Alternatively, venue is proper in this court if substantial events or omissions relating to this action occurred in this judicial district. 28 U.S.C. § 1391(a) (2). Venue is concerned with the location of the events and omissions underlying the claim and requires that those events be "substantial" to the dispute; events or omissions having only a tangential connection with the dispute are not enough. Cottman Transmission Sys., Inc. v. Martino, 36 F.3d 291, 294 (3d Cir.1994). Importantly, a court considering § 1391(a) (2) is not required to determine the "best" forum or the forum with the most substantial events, id.; rather more than one federal district may be the site of substantial events or omissions and therefore more than one federal district may be a proper venue in a given case. See BABN Technologies Corp. v. Bruno, 25 F. Supp. 2d 593, 597 (E.D.Pa.1998) (Reed, J.); School Dist. of Philadelphia v. Pennsylvania Milk Mktg. Bd., 877 F. Supp. 245, 249 (E.D.Pa.1995) (Joyner, J.).

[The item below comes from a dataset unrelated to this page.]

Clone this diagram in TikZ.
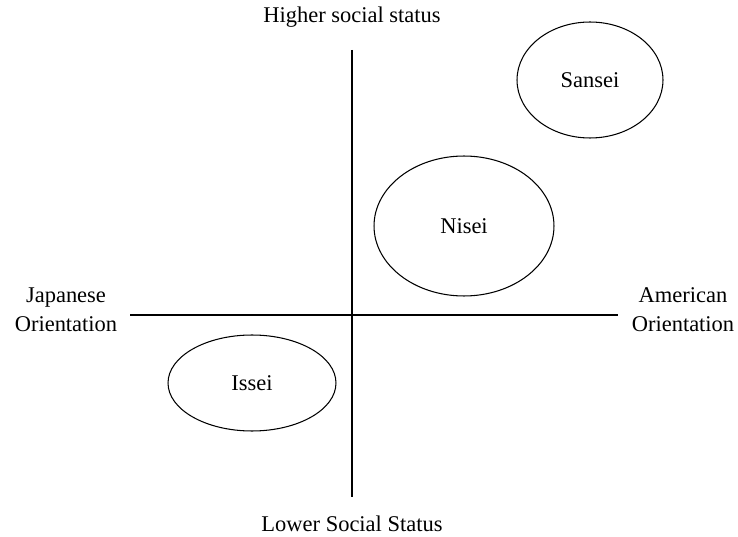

In assessing the substantiality of the events or omissions, this court must examine the nature of the dispute. Cottman, 36 F.3d at 295. This action is at bottom one for breach of the supply contract and recovery of moneys owed on the contract between Superior and A & L or Global; the relevant events and omissions surrounding that supply contract are the subject of the venue inquiry.[2] Courts in this district generally look to the place of performance of a contract in determining whether venue is proper. See J.L. Clark Mfg. Co. v. Gold Bond Corp., 629 F. Supp. 788, 791 (E.D.Pa.1985) (Troutman, J.) (citing Moore's Federal Practice, § 0.1425.2 at 1435 (2d ed.1985)); Frontier Ins., 1998 WL 778333, at *5 (citations omitted).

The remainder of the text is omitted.